Much of the track used by the Coxwell car (daytime route, just like 22 Coxwell today) and Kingston Road-Coxwell (weekends and evenings, again just like the bus) remains in place from Coxwell & Gerrard south, east via Queen, and northeast via Kingston Road to Bingham Loop. Coxwell cars used a very small loop on the southeast corner at Danforth now occupied by a commercial building, and Coxwell-Queen Loop which still exists. The track north of Gerrard remained operational for some months after the subway opening and Carlton cars preferentially used it to loop at Danforth Carhouse rather than Coxwell-Queen when short-turning. Eventually, the power was cut and overhead removed. The carhouse remained active as a storage site for PCCs that were rotated into the pool used by Russell Carhouse, but the link was via Danforth, not Coxwell.
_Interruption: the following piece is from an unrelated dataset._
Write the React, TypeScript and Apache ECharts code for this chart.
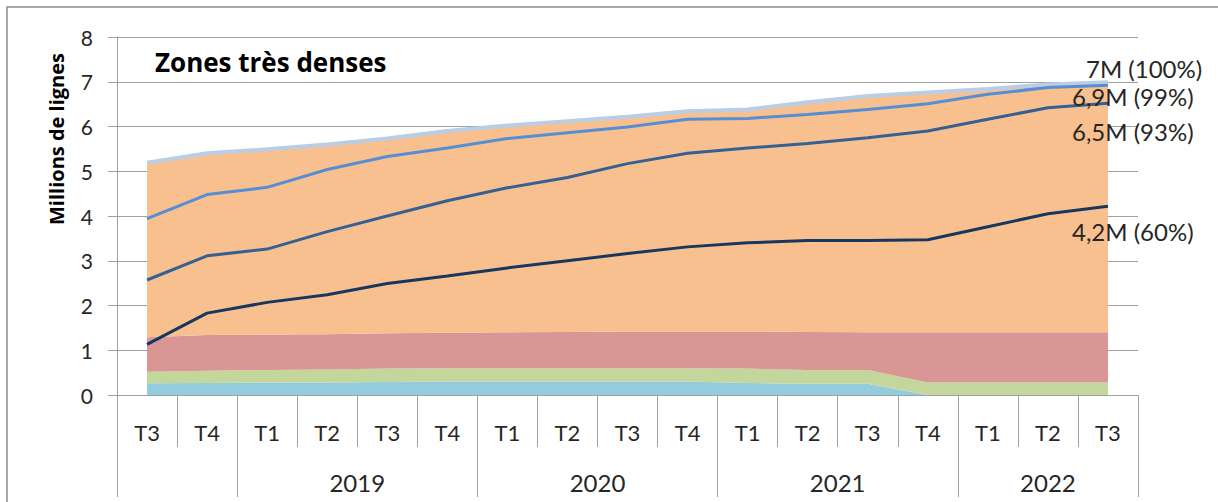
import React, { useEffect, useRef } from "react";
import * as echarts from "echarts";

const categories = ["T3", "T4", "T1", "T2", "T3", "T4", "T1", "T2", "T3", "T4", "T1", "T2", "T3", "T4", "T1", "T2", "T3"];
const yearGroups = [
  { label: "", start: 0, end: 2 },
  { label: "2019", start: 2, end: 6 },
  { label: "2020", start: 6, end: 10 },
  { label: "2021", start: 10, end: 14 },
  { label: "2022", start: 14, end: 17 },
];

// stacked layers (millions de lignes)
const layerCyan = [0.26, 0.27, 0.28, 0.28, 0.29, 0.3, 0.3, 0.3, 0.3, 0.3, 0.27, 0.25, 0.25, 0, 0, 0, 0];
const layerGreen = [0.26, 0.27, 0.28, 0.29, 0.3, 0.3, 0.3, 0.3, 0.3, 0.3, 0.32, 0.31, 0.31, 0.28, 0.28, 0.28, 0.28];
const layerPink = [0.77, 0.8, 0.79, 0.79, 0.79, 0.79, 0.8, 0.81, 0.82, 0.82, 0.83, 0.85, 0.84, 1.12, 1.12, 1.12, 1.12];
const layerOrange = [3.9, 4.06, 4.14, 4.24, 4.35, 4.51, 4.62, 4.71, 4.8, 4.92, 4.96, 5.13, 5.28, 5.36, 5.44, 5.54, 5.59];

// lines
const lineTotal = [5.19, 5.4, 5.49, 5.6, 5.73, 5.9, 6.02, 6.12, 6.22, 6.34, 6.38, 6.54, 6.68, 6.76, 6.84, 6.94, 6.99];
const line99 = [3.94, 4.48, 4.64, 5.04, 5.33, 5.52, 5.73, 5.86, 5.99, 6.16, 6.18, 6.27, 6.38, 6.51, 6.72, 6.87, 6.92];
const line93 = [2.57, 3.11, 3.26, 3.65, 4.0, 4.34, 4.63, 4.86, 5.17, 5.4, 5.52, 5.62, 5.75, 5.9, 6.16, 6.42, 6.52];
const line60 = [1.13, 1.83, 2.07, 2.24, 2.49, 2.66, 2.84, 3.0, 3.16, 3.31, 3.4, 3.45, 3.45, 3.47, 3.76, 4.05, 4.22];

const endLabels = ["7M (100%)", "6,9M (99%)", "6,5M (93%)", "4,2M (60%)"];
const yTicks = { min: 0, max: 8, interval: 1 };
const titleText = "Zones très denses";
const yName = "Millions de lignes";

const FONT = "Lato";
const BOLD_FONT = "Open Sans";
const TXT = "#262626";
const GRID = "#A0A0A0";

export default function App() {
  const ref = useRef<HTMLDivElement>(null);
  useEffect(() => {
    if (!ref.current) return;
    const chart = echarts.init(ref.current, undefined, { renderer: "svg" });

    // half-step year axis (2 slots per category, boundaryGap false)
    const n = categories.length * 2 + 1;
    const yearData: string[] = new Array(n).fill("");
    const yearBounds: number[] = [];
    yearGroups.forEach((g) => {
      yearBounds.push(g.start * 2);
      if (g.label) yearData[g.start + g.end] = g.label;
    });
    yearBounds.push(categories.length * 2);
    const yearDataUnique = yearData.map((v, i) => (v === "" ? " ".repeat(i + 1) : v));

    const area = (name: string, data: number[], color: string) => ({
      name,
      type: "line",
      stack: "total",
      data,
      symbol: "none",
      lineStyle: { width: 0 },
      areaStyle: { color, opacity: 1 },
      z: 1,
    });
    const line = (name: string, data: number[], color: string, width: number, label: string, offset: number[]) => ({
      name,
      type: "line",
      data,
      symbol: "none",
      lineStyle: { color, width },
      z: 3,
      endLabel: {
        show: true,
        formatter: label,
        distance: 0,
        offset,
        fontFamily: FONT,
        fontSize: 24,
        color: TXT,
      },
    });

    chart.setOption({
      animation: false,
      backgroundColor: "#fff",
      graphic: [
        {
          type: "rect",
          shape: { x: 7, y: 7, width: 1400, height: 700 },
          style: { fill: "none", stroke: "#8C8C8C", lineWidth: 1.5 },
          silent: true,
        },
        {
          type: "text",
          x: 155,
          y: 62,
          style: {
            text: titleText,
            font: `bold 26px "${BOLD_FONT}"`,
            fill: "#000",
            align: "left",
            verticalAlign: "middle",
          },
          z: 10,
        },
        {
          type: "text",
          x: 56.5,
          y: 139,
          rotation: Math.PI / 2,
          style: {
            text: yName,
            font: `bold 20px "${BOLD_FONT}"`,
            fill: "#000",
            align: "center",
            verticalAlign: "middle",
          },
          z: 10,
        },
      ],
      grid: { left: 117, right: 80, top: 37, bottom: 107 },
      xAxis: [
        {
          type: "category",
          data: categories,
          boundaryGap: true,
          axisLine: { show: true, lineStyle: { color: GRID, width: 1 } },
          axisTick: { show: true, interval: 0, length: 52, lineStyle: { color: GRID } },
          axisLabel: { interval: 0, margin: 26, fontFamily: FONT, fontSize: 22, color: TXT },
          splitLine: { show: false },
        },
        {
          type: "category",
          data: yearDataUnique,
          boundaryGap: false,
          position: "bottom",
          axisLine: { show: false },
          axisTick: {
            show: true,
            length: 102,
            interval: (i: number) => yearBounds.includes(i),
            lineStyle: { color: GRID },
          },
          axisLabel: {
            interval: (i: number) => yearData[i] !== "",
            formatter: (v: string) => v.trim(),
            margin: 75,
            fontFamily: FONT,
            fontSize: 24,
            color: TXT,
          },
          splitLine: { show: false },
        },
      ],
      yAxis: {
        type: "value",
        min: yTicks.min,
        max: yTicks.max,
        interval: yTicks.interval,
        axisLine: { show: true, lineStyle: { color: GRID } },
        axisTick: { show: true, length: 9, lineStyle: { color: GRID } },
        axisLabel: { margin: 24, fontFamily: FONT, fontSize: 21, color: TXT },
        splitLine: { show: true, lineStyle: { color: GRID, width: 1 } },
      },
      series: [
        area("Cyan", layerCyan, "#93CDDD"),
        area("Vert", layerGreen, "#C3D69B"),
        area("Rose", layerPink, "#D99694"),
        area("Orange", layerOrange, "#F9C08F"),
        line("Total", lineTotal, "#B9CDE5", 4, endLabels[0], [-22, -14]),
        line("99%", line99, "#558ED5", 3, endLabels[1], [-36, 11]),
        line("93%", line93, "#376092", 3, endLabels[2], [-36, 28]),
        line("60%", line60, "#17375E", 3, endLabels[3], [-36, 25]),
      ],
    });
    return () => chart.dispose();
  }, []);
  return <div ref={ref} style={{ position: "fixed", left: 0, top: 0, width: 1218, height: 502 }} />;
}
The Harbord car, whose route I described earlier, ran from Pape and Danforth at Lipton Loop (replaced during station construction by Gertrude Loop) to St. Clarens Loop at Lansdowne and Davenport. The route meandered a lot running south to Riverdale & Pape, a block west to Carlaw (jogging around the railway), then south to Gerrard (at the corner now home to the “Real Jerk” restaurant), west along Gerrard to Broadview, south to Dundas, west to Spadina, north to Harbord (finally on the street from which the route took its name), west on Harbord to Ossington, north to Bloor, west to Dovercourt, north to Davenport and west to Lansdowne. There had been track on Pape north of Lipton Loop for a proposed extension into the Leaside industrial district south of Eglinton, but this was never built due to the recession.
The Dundas car operated from Runnymede Loop to City Hall and service further east was handled by Harbord. With the subway opening, the routes were consolidated, and Dundas was extended east to Broadview Station. Various chunks of Harbord became other routes including the 72 Pape bus, 94 Wellesley, 77 Spadina (now 510 Spadina). Service on Dovercourt and Davenport was abandoned not to be replaced by bus routes until decades later.
The Carlton car, the only “zone 1” streetcar route in 1966 to retain the red ink from the days of multicoloured transfers, still operates over its old route much as the King car does although loops at Vincent and Erindale were replaced by Dundas West and Broadview Stations respectively.
The St. Clair and Earlscourt services were reorganized (this would happen a few times over the years until the “Earlscourt” route simply became a short-turn variant of St. Clair), and service to Weston Road was dropped. The 89 Weston trolley coach extension south from Annette to Keele Station provided a direct subway link for riders on Weston.
Bathurst and Fort were consolidated into a single route from Bathurst Station to Exhibition Loop which, in those days, was located where the Trade Centre (whose name changes with its sponsorship) is today. Service between St. Clair and Bloor was taken over by 7 Bathurst and 90 Vaughan which formerly shared Vaughan Loop at St. Clair with the streetcars. Service on Adelaide to Church (returning westbound via King to Bathurst) was abandoned. Active track remains on Adelaide today only from Spadina to Charlotte, and from Victoria to Church.